Dataset excerpt:
☆ ☆ ☆ ☆

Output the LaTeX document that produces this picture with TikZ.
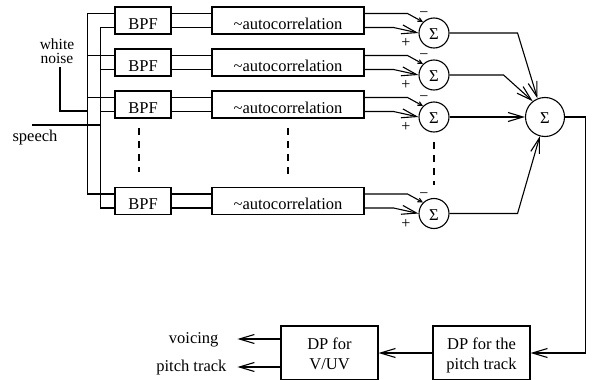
\documentclass[tikz,border=0pt]{standalone}
\usepackage{fontspec}
\setmainfont{Liberation Serif}
\usetikzlibrary{arrows.meta,calc}
\begin{document}
\begin{tikzpicture}[x=1pt,y=-1pt,line width=1.1pt,
  txt/.style={font=\fontsize{16.5}{20}\selectfont},
  blk/.style={draw,txt,inner sep=0pt,minimum height=27pt,text height=17pt,text depth=0pt},
  bpf/.style={blk,minimum width=56pt},
  acr/.style={blk,minimum width=152pt},
  sig/.style={draw,circle,txt,inner sep=0pt,minimum size=30pt,text height=13pt,text depth=0pt},
  bigsig/.style={draw,circle,txt,inner sep=0pt,minimum size=39pt,text height=13pt,text depth=0pt},
  dp/.style={draw,txt,align=center,inner sep=0pt,minimum width=97pt,minimum height=54pt,text height=34pt,text depth=2pt},
  pm/.style={font=\fontsize{16}{16}\selectfont,inner sep=0pt},
  barb/.style={-{Straight Barb[length=15pt,width=9pt]}},
  sbarb/.style={-{Straight Barb[length=4pt,width=4pt]}},
  dsh/.style={dash pattern=on 7pt off 6pt}]
\useasboundingbox (0,0) rectangle (595,380);
\clip (0,0) rectangle (595,380);

% rows
\foreach \i/\y in {1/20.5,2/62.5,3/104.5,4/201}{
  \node[bpf] (b\i) at (143,\y) {BPF};
  \node[acr] (a\i) at (288,\y) {\textasciitilde autocorrelation};
  \node[sig] (s\i) at (434,\y+12.5) {Σ};
  \coordinate (o\i) at ([xshift=-27pt,yshift=7pt]b\i.west);
  \coordinate (n\i) at ([xshift=-14pt,yshift=-7pt]b\i.west);
  \draw (o\i) -- ([yshift=7pt]b\i.west);
  \draw (n\i) -- ([yshift=-7pt]b\i.west);
  \draw ([yshift=7pt]b\i.east) -- ([yshift=7pt]a\i.west);
  \draw ([yshift=-7pt]b\i.east) -- ([yshift=-7pt]a\i.west);
  \draw[sbarb] ([yshift=7pt]a\i.east) -- ++(43,0) -- (s\i.135);
  \draw[barb] ([yshift=-7pt]a\i.east) -- ++(29,0) -- (s\i.west);
  \node[pm] at ($(s\i)+(-10,-18)$) {−};
  \node[pm] at ($(s\i)+(-28,10)$) {+};
}

% buses
\draw (o1) -- (o4);
\draw (n1) -- (n4);

% inputs
\node[align=center,inner sep=0pt,anchor=south,font=\fontsize{15.5}{14}\selectfont] (wn) at (57,64) {white\\noise};
\coordinate (wj) at (88,111);
\draw ([xshift=3pt,yshift=-3pt]wn.south) |- (wj);
\node[txt,inner sep=0pt,anchor=base west] (sp) at (12,141) {speech};
\coordinate (spL) at (32,125);
\coordinate (spJ) at (101,125);
\draw (spL) -- (spJ);

% dashed continuation marks
\draw[dsh] (139,128) -- (139,172);
\draw[dsh] (288,128) -- (288,180);
\draw[dsh] (434,142) -- (434,185);

% big summation
\node[bigsig] (S) at (545,117) {Σ};
\draw[barb] (s1.east) -- ++(68,0) -- (S.112);
\draw[barb] (s2.east) -- ++(54,0) -- (S.128);
\draw[barb] (s3.east) -- (S.west);
\draw[barb] (s4.east) -- ++(68,0) -- (S.255);

% DP blocks
\node[dp] (dpt) at (481.5,353) {DP for the\\pitch track};
\node[dp] (dpv) at (329.5,353) {DP for\\V/UV};
\draw[barb] (S.east) -- ++(20.5,0) |- (dpt.east);
\draw[barb] (dpt.west) -- (dpv.east);
\draw[barb] ([yshift=14pt]dpv.west) -- ++(-43,0) coordinate (vo);
\draw[barb] ([yshift=-14pt]dpv.west) -- ++(-43,0) coordinate (po);
\node[txt,inner sep=0pt,anchor=base east] (vt) at (219,343) {voicing};
\node[txt,inner sep=0pt,anchor=base east] (pt) at (227,371) {pitch track};
\end{tikzpicture}
\end{document}
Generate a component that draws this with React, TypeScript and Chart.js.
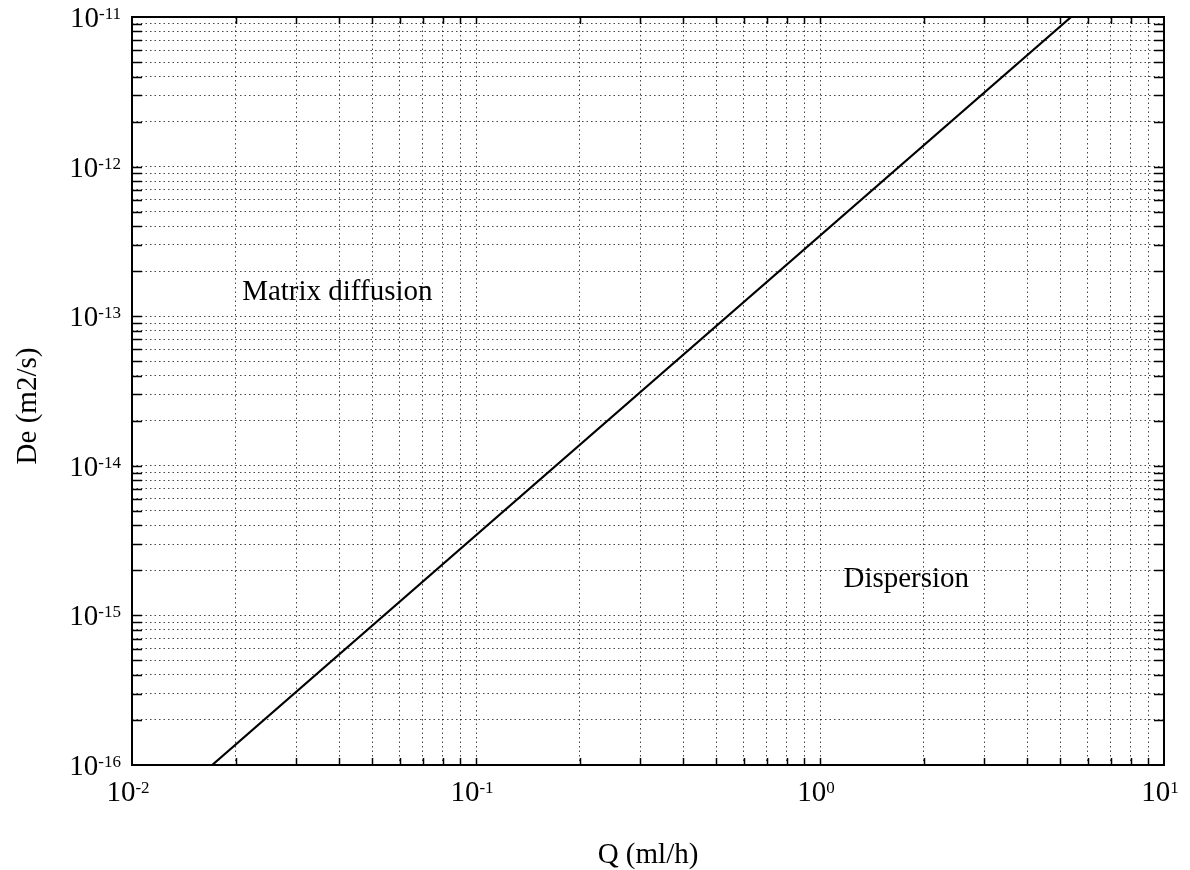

☆ ☆ ☆ ☆

* _Written exercise_: Quote the listing above in full, except for the pictures.

* _Answer_:
Output the LaTeX document that produces this picture with TikZ.
\documentclass[tikz,border=0pt]{standalone}
\usepackage{fontspec}
\setmainfont{Liberation Serif}
\usetikzlibrary{arrows.meta,calc}
\begin{document}
\begin{tikzpicture}[x=1pt,y=-1pt,line width=1.1pt,
  txt/.style={font=\fontsize{16.5}{20}\selectfont},
  blk/.style={draw,txt,inner sep=0pt,minimum height=27pt,text height=17pt,text depth=0pt},
  bpf/.style={blk,minimum width=56pt},
  acr/.style={blk,minimum width=152pt},
  sig/.style={draw,circle,txt,inner sep=0pt,minimum size=30pt,text height=13pt,text depth=0pt},
  bigsig/.style={draw,circle,txt,inner sep=0pt,minimum size=39pt,text height=13pt,text depth=0pt},
  dp/.style={draw,txt,align=center,inner sep=0pt,minimum width=97pt,minimum height=54pt,text height=34pt,text depth=2pt},
  pm/.style={font=\fontsize{16}{16}\selectfont,inner sep=0pt},
  barb/.style={-{Straight Barb[length=15pt,width=9pt]}},
  sbarb/.style={-{Straight Barb[length=4pt,width=4pt]}},
  dsh/.style={dash pattern=on 7pt off 6pt}]
\useasboundingbox (0,0) rectangle (595,380);
\clip (0,0) rectangle (595,380);

% rows
\foreach \i/\y in {1/20.5,2/62.5,3/104.5,4/201}{
  \node[bpf] (b\i) at (143,\y) {BPF};
  \node[acr] (a\i) at (288,\y) {\textasciitilde autocorrelation};
  \node[sig] (s\i) at (434,\y+12.5) {Σ};
  \coordinate (o\i) at ([xshift=-27pt,yshift=7pt]b\i.west);
  \coordinate (n\i) at ([xshift=-14pt,yshift=-7pt]b\i.west);
  \draw (o\i) -- ([yshift=7pt]b\i.west);
  \draw (n\i) -- ([yshift=-7pt]b\i.west);
  \draw ([yshift=7pt]b\i.east) -- ([yshift=7pt]a\i.west);
  \draw ([yshift=-7pt]b\i.east) -- ([yshift=-7pt]a\i.west);
  \draw[sbarb] ([yshift=7pt]a\i.east) -- ++(43,0) -- (s\i.135);
  \draw[barb] ([yshift=-7pt]a\i.east) -- ++(29,0) -- (s\i.west);
  \node[pm] at ($(s\i)+(-10,-18)$) {−};
  \node[pm] at ($(s\i)+(-28,10)$) {+};
}

% buses
\draw (o1) -- (o4);
\draw (n1) -- (n4);

% inputs
\node[align=center,inner sep=0pt,anchor=south,font=\fontsize{15.5}{14}\selectfont] (wn) at (57,64) {white\\noise};
\coordinate (wj) at (88,111);
\draw ([xshift=3pt,yshift=-3pt]wn.south) |- (wj);
\node[txt,inner sep=0pt,anchor=base west] (sp) at (12,141) {speech};
\coordinate (spL) at (32,125);
\coordinate (spJ) at (101,125);
\draw (spL) -- (spJ);

% dashed continuation marks
\draw[dsh] (139,128) -- (139,172);
\draw[dsh] (288,128) -- (288,180);
\draw[dsh] (434,142) -- (434,185);

% big summation
\node[bigsig] (S) at (545,117) {Σ};
\draw[barb] (s1.east) -- ++(68,0) -- (S.112);
\draw[barb] (s2.east) -- ++(54,0) -- (S.128);
\draw[barb] (s3.east) -- (S.west);
\draw[barb] (s4.east) -- ++(68,0) -- (S.255);

% DP blocks
\node[dp] (dpt) at (481.5,353) {DP for the\\pitch track};
\node[dp] (dpv) at (329.5,353) {DP for\\V/UV};
\draw[barb] (S.east) -- ++(20.5,0) |- (dpt.east);
\draw[barb] (dpt.west) -- (dpv.east);
\draw[barb] ([yshift=14pt]dpv.west) -- ++(-43,0) coordinate (vo);
\draw[barb] ([yshift=-14pt]dpv.west) -- ++(-43,0) coordinate (po);
\node[txt,inner sep=0pt,anchor=base east] (vt) at (219,343) {voicing};
\node[txt,inner sep=0pt,anchor=base east] (pt) at (227,371) {pitch track};
\end{tikzpicture}
\end{document}
Generate a component that draws this with React, TypeScript and Chart.js.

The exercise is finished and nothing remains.